*EXERCISE INSTRUCTIONS*: Give again, verbatim, the lines between the line that contains "Convert this chart to Bokeh code." and the line that contains "from bokeh.core.properties import value", counting both ends. Pictures are excluded from the copy.
---- SUPPLIED RECORDS
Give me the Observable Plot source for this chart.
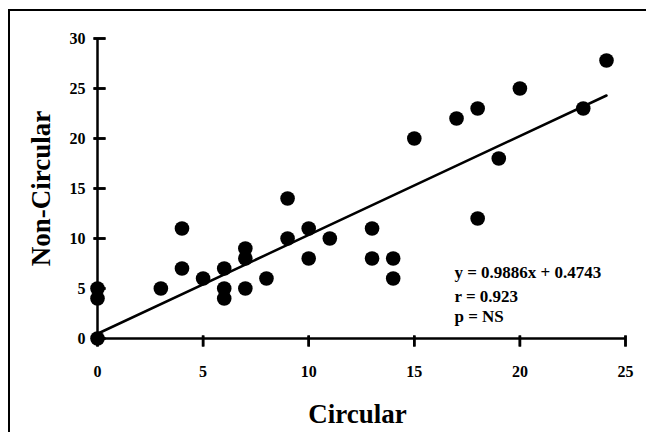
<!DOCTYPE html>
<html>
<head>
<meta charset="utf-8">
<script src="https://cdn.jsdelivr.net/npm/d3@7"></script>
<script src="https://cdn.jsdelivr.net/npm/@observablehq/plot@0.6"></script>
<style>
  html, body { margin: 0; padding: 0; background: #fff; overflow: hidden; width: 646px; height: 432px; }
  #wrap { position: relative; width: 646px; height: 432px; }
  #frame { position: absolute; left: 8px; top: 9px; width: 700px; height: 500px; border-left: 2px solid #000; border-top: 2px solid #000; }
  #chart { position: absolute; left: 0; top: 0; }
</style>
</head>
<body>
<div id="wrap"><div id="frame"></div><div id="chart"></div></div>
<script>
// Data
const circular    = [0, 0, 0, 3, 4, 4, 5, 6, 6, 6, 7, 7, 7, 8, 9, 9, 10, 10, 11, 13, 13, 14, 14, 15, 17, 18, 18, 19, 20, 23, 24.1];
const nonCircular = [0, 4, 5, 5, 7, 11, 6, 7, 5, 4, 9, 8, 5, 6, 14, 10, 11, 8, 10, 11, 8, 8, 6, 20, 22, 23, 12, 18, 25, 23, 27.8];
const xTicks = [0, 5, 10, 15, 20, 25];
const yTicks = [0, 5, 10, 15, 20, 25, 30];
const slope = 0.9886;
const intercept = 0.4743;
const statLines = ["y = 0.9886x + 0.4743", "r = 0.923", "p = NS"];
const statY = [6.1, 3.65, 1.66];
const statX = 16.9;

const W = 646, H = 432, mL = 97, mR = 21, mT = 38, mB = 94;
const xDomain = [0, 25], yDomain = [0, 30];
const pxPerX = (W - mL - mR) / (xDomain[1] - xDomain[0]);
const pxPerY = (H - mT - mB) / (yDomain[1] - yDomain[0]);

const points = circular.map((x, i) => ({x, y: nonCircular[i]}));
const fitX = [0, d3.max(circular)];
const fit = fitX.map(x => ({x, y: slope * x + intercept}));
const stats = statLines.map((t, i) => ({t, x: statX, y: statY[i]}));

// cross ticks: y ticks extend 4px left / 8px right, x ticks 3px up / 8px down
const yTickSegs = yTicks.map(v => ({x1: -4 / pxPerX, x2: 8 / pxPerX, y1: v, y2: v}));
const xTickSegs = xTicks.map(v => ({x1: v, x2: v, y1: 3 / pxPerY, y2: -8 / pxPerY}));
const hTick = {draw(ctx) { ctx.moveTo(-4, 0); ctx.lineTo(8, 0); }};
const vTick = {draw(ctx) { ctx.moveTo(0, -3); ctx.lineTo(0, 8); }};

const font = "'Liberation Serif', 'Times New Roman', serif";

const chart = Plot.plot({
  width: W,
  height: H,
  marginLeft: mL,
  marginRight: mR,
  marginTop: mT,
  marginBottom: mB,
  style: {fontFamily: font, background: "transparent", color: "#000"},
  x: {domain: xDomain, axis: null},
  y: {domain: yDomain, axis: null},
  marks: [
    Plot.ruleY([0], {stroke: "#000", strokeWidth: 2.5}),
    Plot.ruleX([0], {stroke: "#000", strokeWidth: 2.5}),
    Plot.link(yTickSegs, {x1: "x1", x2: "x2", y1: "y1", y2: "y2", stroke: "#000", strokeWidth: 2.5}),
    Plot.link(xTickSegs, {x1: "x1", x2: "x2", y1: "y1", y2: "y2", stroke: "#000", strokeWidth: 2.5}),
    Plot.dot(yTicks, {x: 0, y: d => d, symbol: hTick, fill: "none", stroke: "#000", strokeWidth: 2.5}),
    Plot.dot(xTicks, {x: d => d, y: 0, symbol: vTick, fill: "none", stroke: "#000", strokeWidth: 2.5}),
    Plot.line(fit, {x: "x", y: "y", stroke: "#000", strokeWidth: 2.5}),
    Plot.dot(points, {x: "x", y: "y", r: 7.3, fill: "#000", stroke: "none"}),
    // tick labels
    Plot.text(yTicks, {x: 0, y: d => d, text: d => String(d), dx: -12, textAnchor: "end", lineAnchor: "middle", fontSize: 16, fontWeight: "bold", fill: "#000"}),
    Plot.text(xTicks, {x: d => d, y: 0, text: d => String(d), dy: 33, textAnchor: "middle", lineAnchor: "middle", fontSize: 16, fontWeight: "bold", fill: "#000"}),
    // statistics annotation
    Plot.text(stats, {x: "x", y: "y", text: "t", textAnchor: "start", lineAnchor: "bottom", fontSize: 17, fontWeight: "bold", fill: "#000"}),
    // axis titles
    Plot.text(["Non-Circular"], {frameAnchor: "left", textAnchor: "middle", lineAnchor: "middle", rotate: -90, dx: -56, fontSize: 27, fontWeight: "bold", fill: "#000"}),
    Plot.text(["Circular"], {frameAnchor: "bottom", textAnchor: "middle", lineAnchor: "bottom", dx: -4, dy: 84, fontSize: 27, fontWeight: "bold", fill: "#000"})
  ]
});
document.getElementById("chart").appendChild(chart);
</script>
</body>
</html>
--------
---- SUPPLIED RECORDS
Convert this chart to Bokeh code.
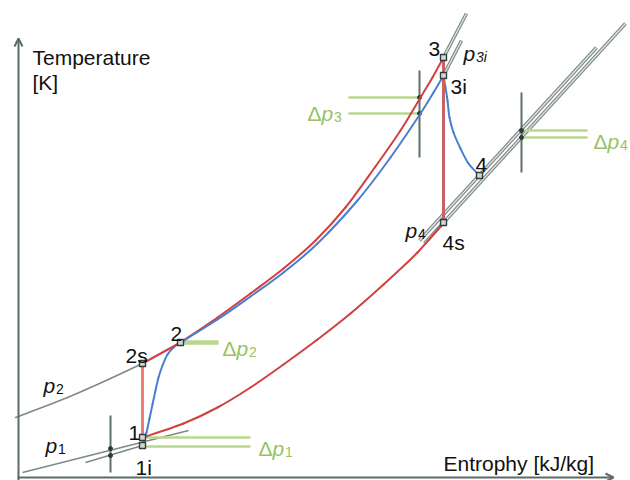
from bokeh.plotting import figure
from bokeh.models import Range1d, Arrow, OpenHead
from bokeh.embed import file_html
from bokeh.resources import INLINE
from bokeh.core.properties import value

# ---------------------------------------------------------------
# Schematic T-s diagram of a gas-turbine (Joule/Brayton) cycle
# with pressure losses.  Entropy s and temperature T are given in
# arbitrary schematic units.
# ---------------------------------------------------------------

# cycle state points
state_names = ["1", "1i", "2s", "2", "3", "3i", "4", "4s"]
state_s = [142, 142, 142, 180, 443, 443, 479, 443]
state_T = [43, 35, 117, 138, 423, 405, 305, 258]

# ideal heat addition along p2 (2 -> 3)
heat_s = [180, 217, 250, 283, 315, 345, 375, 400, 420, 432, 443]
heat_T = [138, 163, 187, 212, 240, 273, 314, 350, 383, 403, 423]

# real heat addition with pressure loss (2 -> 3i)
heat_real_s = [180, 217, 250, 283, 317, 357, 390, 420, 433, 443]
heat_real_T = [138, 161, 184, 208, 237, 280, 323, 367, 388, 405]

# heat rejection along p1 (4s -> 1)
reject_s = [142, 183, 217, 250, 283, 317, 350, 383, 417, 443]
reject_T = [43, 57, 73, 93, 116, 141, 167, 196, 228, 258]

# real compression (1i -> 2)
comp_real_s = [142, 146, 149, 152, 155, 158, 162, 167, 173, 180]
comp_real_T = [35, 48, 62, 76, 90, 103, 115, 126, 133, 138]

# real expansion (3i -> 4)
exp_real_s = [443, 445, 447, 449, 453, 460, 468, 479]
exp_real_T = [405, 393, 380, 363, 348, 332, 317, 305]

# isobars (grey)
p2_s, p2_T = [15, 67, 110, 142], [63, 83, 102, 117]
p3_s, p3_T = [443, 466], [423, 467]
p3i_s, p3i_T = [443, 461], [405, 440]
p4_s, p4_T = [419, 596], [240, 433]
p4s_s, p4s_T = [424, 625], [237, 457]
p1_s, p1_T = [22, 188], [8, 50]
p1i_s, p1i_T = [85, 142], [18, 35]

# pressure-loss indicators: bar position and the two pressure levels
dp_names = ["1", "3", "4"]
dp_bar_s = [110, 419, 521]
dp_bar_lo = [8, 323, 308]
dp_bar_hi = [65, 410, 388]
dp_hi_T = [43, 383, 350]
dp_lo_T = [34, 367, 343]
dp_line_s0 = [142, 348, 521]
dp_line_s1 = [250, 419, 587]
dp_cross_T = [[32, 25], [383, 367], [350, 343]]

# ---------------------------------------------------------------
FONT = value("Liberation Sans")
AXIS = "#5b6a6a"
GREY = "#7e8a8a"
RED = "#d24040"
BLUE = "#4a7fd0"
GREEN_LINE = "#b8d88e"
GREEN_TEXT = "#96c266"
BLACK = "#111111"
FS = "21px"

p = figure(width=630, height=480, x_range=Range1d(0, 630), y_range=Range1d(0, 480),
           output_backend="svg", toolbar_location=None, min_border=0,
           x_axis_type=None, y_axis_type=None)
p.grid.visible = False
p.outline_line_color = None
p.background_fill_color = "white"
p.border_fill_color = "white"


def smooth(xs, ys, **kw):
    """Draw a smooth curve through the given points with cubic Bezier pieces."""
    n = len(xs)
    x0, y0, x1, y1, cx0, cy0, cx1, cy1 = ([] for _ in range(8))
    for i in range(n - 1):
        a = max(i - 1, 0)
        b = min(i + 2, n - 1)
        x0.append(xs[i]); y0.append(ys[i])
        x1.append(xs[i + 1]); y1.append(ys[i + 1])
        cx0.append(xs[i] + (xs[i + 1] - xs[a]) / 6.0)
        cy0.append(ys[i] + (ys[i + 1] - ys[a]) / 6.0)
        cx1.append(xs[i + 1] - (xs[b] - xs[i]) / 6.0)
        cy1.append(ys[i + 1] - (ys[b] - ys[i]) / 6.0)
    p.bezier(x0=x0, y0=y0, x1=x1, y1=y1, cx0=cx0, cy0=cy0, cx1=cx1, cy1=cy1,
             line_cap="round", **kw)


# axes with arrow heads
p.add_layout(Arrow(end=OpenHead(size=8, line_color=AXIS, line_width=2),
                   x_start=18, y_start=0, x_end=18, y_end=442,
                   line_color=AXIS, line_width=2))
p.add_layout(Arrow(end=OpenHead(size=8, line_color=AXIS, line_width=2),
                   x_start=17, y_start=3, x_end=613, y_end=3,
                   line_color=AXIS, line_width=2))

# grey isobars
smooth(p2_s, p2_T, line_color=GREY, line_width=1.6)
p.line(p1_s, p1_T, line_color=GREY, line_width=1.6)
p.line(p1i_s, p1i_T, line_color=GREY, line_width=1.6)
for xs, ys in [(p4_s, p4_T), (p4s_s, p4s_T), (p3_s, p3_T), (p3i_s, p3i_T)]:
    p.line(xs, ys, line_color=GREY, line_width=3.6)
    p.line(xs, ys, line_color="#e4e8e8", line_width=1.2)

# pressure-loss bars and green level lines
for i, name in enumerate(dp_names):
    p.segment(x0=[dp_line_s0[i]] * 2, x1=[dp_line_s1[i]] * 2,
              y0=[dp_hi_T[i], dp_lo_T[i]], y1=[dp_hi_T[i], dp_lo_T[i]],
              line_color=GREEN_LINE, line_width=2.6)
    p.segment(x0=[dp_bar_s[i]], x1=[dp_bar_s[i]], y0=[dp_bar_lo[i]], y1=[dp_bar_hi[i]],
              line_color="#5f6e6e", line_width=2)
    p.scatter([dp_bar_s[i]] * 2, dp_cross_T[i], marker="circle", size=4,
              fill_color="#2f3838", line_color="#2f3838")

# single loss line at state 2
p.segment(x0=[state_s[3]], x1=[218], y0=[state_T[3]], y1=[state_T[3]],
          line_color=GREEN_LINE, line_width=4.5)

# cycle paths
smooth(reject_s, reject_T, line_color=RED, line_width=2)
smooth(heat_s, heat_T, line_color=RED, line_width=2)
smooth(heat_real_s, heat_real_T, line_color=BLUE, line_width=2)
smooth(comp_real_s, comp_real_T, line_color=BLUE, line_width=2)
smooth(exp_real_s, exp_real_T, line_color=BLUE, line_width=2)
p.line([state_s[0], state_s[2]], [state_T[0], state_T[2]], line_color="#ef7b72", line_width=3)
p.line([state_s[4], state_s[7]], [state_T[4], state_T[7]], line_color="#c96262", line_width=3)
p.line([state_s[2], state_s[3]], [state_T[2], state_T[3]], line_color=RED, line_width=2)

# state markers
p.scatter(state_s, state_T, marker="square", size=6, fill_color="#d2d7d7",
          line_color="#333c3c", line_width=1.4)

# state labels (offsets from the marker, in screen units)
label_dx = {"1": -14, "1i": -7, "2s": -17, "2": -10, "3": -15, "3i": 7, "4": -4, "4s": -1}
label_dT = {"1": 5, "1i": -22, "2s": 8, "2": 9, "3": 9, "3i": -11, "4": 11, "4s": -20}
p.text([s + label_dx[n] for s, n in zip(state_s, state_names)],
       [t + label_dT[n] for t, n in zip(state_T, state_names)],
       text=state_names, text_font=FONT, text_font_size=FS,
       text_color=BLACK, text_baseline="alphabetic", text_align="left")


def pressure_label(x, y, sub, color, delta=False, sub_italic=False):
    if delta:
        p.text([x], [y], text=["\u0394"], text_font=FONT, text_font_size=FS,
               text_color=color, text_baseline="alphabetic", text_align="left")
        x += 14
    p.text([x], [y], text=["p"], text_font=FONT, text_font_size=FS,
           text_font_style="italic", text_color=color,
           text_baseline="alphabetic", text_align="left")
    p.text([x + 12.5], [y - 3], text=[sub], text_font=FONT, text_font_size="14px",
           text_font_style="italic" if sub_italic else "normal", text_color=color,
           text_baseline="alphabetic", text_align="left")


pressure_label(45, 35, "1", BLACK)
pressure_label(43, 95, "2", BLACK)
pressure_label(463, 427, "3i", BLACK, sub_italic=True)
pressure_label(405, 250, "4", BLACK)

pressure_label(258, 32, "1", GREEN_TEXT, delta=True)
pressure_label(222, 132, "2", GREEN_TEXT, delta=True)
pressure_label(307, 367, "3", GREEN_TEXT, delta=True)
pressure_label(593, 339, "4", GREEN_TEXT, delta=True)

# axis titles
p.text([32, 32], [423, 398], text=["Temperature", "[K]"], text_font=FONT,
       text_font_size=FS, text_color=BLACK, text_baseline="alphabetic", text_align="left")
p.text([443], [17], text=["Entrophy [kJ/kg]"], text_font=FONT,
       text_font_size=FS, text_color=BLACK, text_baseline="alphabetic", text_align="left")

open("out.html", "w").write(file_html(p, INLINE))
--------
*ANSWER BELOW*:
Convert this chart to Bokeh code.
from bokeh.plotting import figure
from bokeh.models import Range1d, Arrow, OpenHead
from bokeh.embed import file_html
from bokeh.resources import INLINE
from bokeh.core.properties import value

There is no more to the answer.